[Rows from a dataset]

* * *

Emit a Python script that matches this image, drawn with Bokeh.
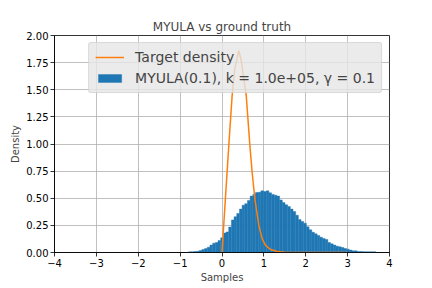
import numpy as np
from bokeh.plotting import figure
from bokeh.models import Range1d, FixedTicker, Legend, LegendItem
from bokeh.embed import file_html
from bokeh.resources import INLINE

# ---------------- data ----------------
chart_title = "MYULA vs ground truth"
x_label = "Samples"
y_label = "Density"

x_ticks = [-4, -3, -2, -1, 0, 1, 2, 3, 4]
x_tick_labels = ["\u22124", "\u22123", "\u22122", "\u22121", "0", "1", "2", "3", "4"]
y_ticks = [0.0, 0.25, 0.5, 0.75, 1.0, 1.25, 1.5, 1.75, 2.0]
y_tick_labels = ["0.00", "0.25", "0.50", "0.75", "1.00", "1.25", "1.50", "1.75", "2.00"]

hist_label = "MYULA(0.1), k = 1.0e+05, \u03b3 = 0.1"
target_label = "Target density"

# histogram of samples (density), bins from hist_min to hist_max
hist_min = -0.80
hist_max = 3.68
hist_density = [
    0.006, 0.007, 0.009, 0.011, 0.018, 0.028, 0.037, 0.049, 0.068, 0.086,
    0.092, 0.110, 0.135, 0.180, 0.190, 0.235, 0.300, 0.330, 0.360, 0.400,
    0.436, 0.450, 0.480, 0.520, 0.535, 0.553, 0.555, 0.568, 0.562, 0.568,
    0.550, 0.535, 0.528, 0.520, 0.485, 0.460, 0.440, 0.424, 0.400, 0.378,
    0.344, 0.304, 0.286, 0.270, 0.237, 0.209, 0.187, 0.172, 0.157, 0.141,
    0.129, 0.120, 0.092, 0.080, 0.068, 0.058, 0.052, 0.046, 0.037, 0.031,
    0.022, 0.015, 0.015, 0.009, 0.009, 0.008, 0.008, 0.007, 0.007, 0.006,
]

# target density curve
target_x = [0.0, 0.08, 0.163, 0.243, 0.30, 0.40, 0.46, 0.52, 0.578, 0.665,
            0.72, 0.783, 0.879, 0.96, 1.04, 1.16, 1.32, 1.5, 2.0, 3.0]
target_y = [0.0, 0.49, 0.99, 1.45, 1.68, 1.86, 1.77, 1.60, 1.45, 0.99,
            0.74, 0.50, 0.25, 0.126, 0.065, 0.028, 0.010, 0.003, 0.0, 0.0]

# ---------------- plot ----------------
FONT = "DejaVu Sans"

p = figure(width=432, height=288, output_backend="svg", toolbar_location=None,
           x_range=Range1d(-4, 4), y_range=Range1d(0, 2),
           title=chart_title,
           min_border_left=54, min_border_right=43,
           min_border_top=35, min_border_bottom=36)

p.title.align = "center"
p.title.text_font = FONT
p.title.text_font_size = "12px"
p.title.text_font_style = "normal"
p.title.standoff = 4

edges = np.linspace(hist_min, hist_max, len(hist_density) + 1)
hist = p.quad(left=edges[:-1], right=edges[1:], bottom=0, top=hist_density,
              fill_color="#1f77b4", line_color="#1f77b4", line_width=0.4)
line = p.line(target_x, target_y, line_color="#ff7f0e", line_width=1.5)

for ax, ticks, labels in ((p.xaxis, x_ticks, x_tick_labels), (p.yaxis, y_ticks, y_tick_labels)):
    ax.ticker = FixedTicker(ticks=ticks)
    ax.major_label_overrides = {t: l for t, l in zip(ticks, labels)}
    ax.major_label_text_font = FONT
    ax.major_label_text_font_size = "10px"
    ax.major_label_text_color = "black"
    ax.axis_label_text_font = FONT
    ax.axis_label_text_font_size = "10px"
    ax.axis_label_text_font_style = "normal"
    ax.axis_line_color = "black"
    ax.axis_line_width = 0.8
    ax.major_tick_line_color = "black"
    ax.major_tick_line_width = 0.8
    ax.major_tick_out = 4
    ax.major_tick_in = 0
    ax.minor_tick_line_color = None
    ax.major_label_standoff = 2
    ax.axis_label_standoff = 2

p.xaxis.axis_label = x_label
p.yaxis.axis_label = y_label

p.grid.grid_line_color = "#b0b0b0"
p.grid.grid_line_width = 0.8
p.outline_line_color = "black"
p.outline_line_width = 0.8
p.background_fill_color = "white"
p.border_fill_color = "white"

legend = Legend(items=[LegendItem(label=target_label, renderers=[line]),
                       LegendItem(label=hist_label, renderers=[hist])],
                location="top_right")
legend.label_text_font = FONT
legend.label_text_font_size = "14px"
legend.glyph_width = 29
legend.glyph_height = 10
legend.label_standoff = 11
legend.label_height = 16
legend.spacing = 5
legend.padding = 6
legend.margin = 7
legend.background_fill_color = "#e6e6e6"
legend.background_fill_alpha = 0.8
legend.border_line_color = "#c8c8c8"
legend.border_line_width = 1
legend.border_radius = 3
p.add_layout(legend)

open("out.html", "w").write(file_html(p, INLINE))
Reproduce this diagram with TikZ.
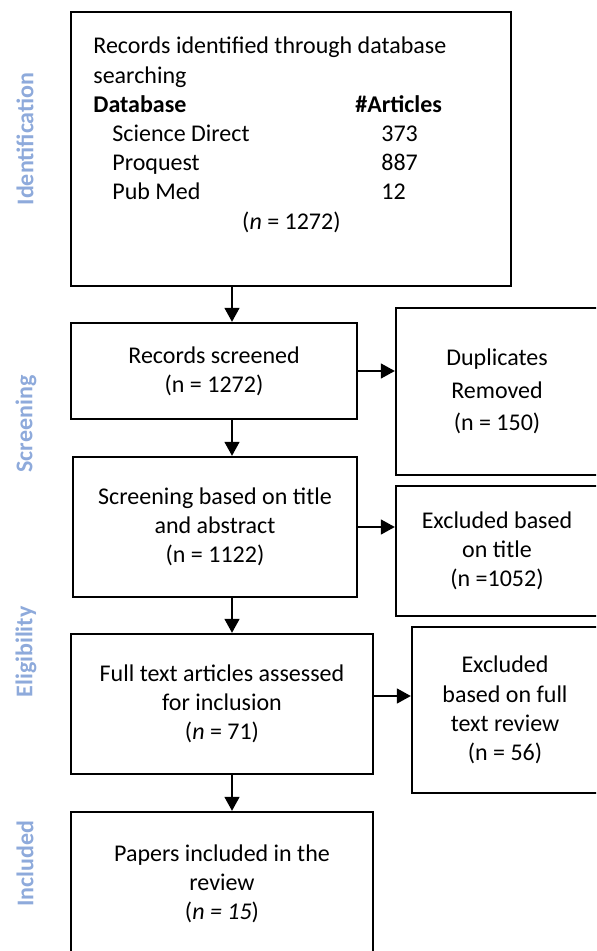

* * *

**EXERCISE REQUIREMENTS**
Omit every image. Quote each record exactly.

**RESPONSE BELOW**
Emit a Python script that matches this image, drawn with Bokeh.
import numpy as np
from bokeh.plotting import figure
from bokeh.models import Range1d, FixedTicker, Legend, LegendItem
from bokeh.embed import file_html
from bokeh.resources import INLINE

# ---------------- data ----------------
chart_title = "MYULA vs ground truth"
x_label = "Samples"
y_label = "Density"

x_ticks = [-4, -3, -2, -1, 0, 1, 2, 3, 4]
x_tick_labels = ["\u22124", "\u22123", "\u22122", "\u22121", "0", "1", "2", "3", "4"]
y_ticks = [0.0, 0.25, 0.5, 0.75, 1.0, 1.25, 1.5, 1.75, 2.0]
y_tick_labels = ["0.00", "0.25", "0.50", "0.75", "1.00", "1.25", "1.50", "1.75", "2.00"]

hist_label = "MYULA(0.1), k = 1.0e+05, \u03b3 = 0.1"
target_label = "Target density"

# histogram of samples (density), bins from hist_min to hist_max
hist_min = -0.80
hist_max = 3.68
hist_density = [
    0.006, 0.007, 0.009, 0.011, 0.018, 0.028, 0.037, 0.049, 0.068, 0.086,
    0.092, 0.110, 0.135, 0.180, 0.190, 0.235, 0.300, 0.330, 0.360, 0.400,
    0.436, 0.450, 0.480, 0.520, 0.535, 0.553, 0.555, 0.568, 0.562, 0.568,
    0.550, 0.535, 0.528, 0.520, 0.485, 0.460, 0.440, 0.424, 0.400, 0.378,
    0.344, 0.304, 0.286, 0.270, 0.237, 0.209, 0.187, 0.172, 0.157, 0.141,
    0.129, 0.120, 0.092, 0.080, 0.068, 0.058, 0.052, 0.046, 0.037, 0.031,
    0.022, 0.015, 0.015, 0.009, 0.009, 0.008, 0.008, 0.007, 0.007, 0.006,
]

# target density curve
target_x = [0.0, 0.08, 0.163, 0.243, 0.30, 0.40, 0.46, 0.52, 0.578, 0.665,
            0.72, 0.783, 0.879, 0.96, 1.04, 1.16, 1.32, 1.5, 2.0, 3.0]
target_y = [0.0, 0.49, 0.99, 1.45, 1.68, 1.86, 1.77, 1.60, 1.45, 0.99,
            0.74, 0.50, 0.25, 0.126, 0.065, 0.028, 0.010, 0.003, 0.0, 0.0]

# ---------------- plot ----------------
FONT = "DejaVu Sans"

p = figure(width=432, height=288, output_backend="svg", toolbar_location=None,
           x_range=Range1d(-4, 4), y_range=Range1d(0, 2),
           title=chart_title,
           min_border_left=54, min_border_right=43,
           min_border_top=35, min_border_bottom=36)

p.title.align = "center"
p.title.text_font = FONT
p.title.text_font_size = "12px"
p.title.text_font_style = "normal"
p.title.standoff = 4

edges = np.linspace(hist_min, hist_max, len(hist_density) + 1)
hist = p.quad(left=edges[:-1], right=edges[1:], bottom=0, top=hist_density,
              fill_color="#1f77b4", line_color="#1f77b4", line_width=0.4)
line = p.line(target_x, target_y, line_color="#ff7f0e", line_width=1.5)

for ax, ticks, labels in ((p.xaxis, x_ticks, x_tick_labels), (p.yaxis, y_ticks, y_tick_labels)):
    ax.ticker = FixedTicker(ticks=ticks)
    ax.major_label_overrides = {t: l for t, l in zip(ticks, labels)}
    ax.major_label_text_font = FONT
    ax.major_label_text_font_size = "10px"
    ax.major_label_text_color = "black"
    ax.axis_label_text_font = FONT
    ax.axis_label_text_font_size = "10px"
    ax.axis_label_text_font_style = "normal"
    ax.axis_line_color = "black"
    ax.axis_line_width = 0.8
    ax.major_tick_line_color = "black"
    ax.major_tick_line_width = 0.8
    ax.major_tick_out = 4
    ax.major_tick_in = 0
    ax.minor_tick_line_color = None
    ax.major_label_standoff = 2
    ax.axis_label_standoff = 2

p.xaxis.axis_label = x_label
p.yaxis.axis_label = y_label

p.grid.grid_line_color = "#b0b0b0"
p.grid.grid_line_width = 0.8
p.outline_line_color = "black"
p.outline_line_width = 0.8
p.background_fill_color = "white"
p.border_fill_color = "white"

legend = Legend(items=[LegendItem(label=target_label, renderers=[line]),
                       LegendItem(label=hist_label, renderers=[hist])],
                location="top_right")
legend.label_text_font = FONT
legend.label_text_font_size = "14px"
legend.glyph_width = 29
legend.glyph_height = 10
legend.label_standoff = 11
legend.label_height = 16
legend.spacing = 5
legend.padding = 6
legend.margin = 7
legend.background_fill_color = "#e6e6e6"
legend.background_fill_alpha = 0.8
legend.border_line_color = "#c8c8c8"
legend.border_line_width = 1
legend.border_radius = 3
p.add_layout(legend)

open("out.html", "w").write(file_html(p, INLINE))
Reproduce this diagram with TikZ.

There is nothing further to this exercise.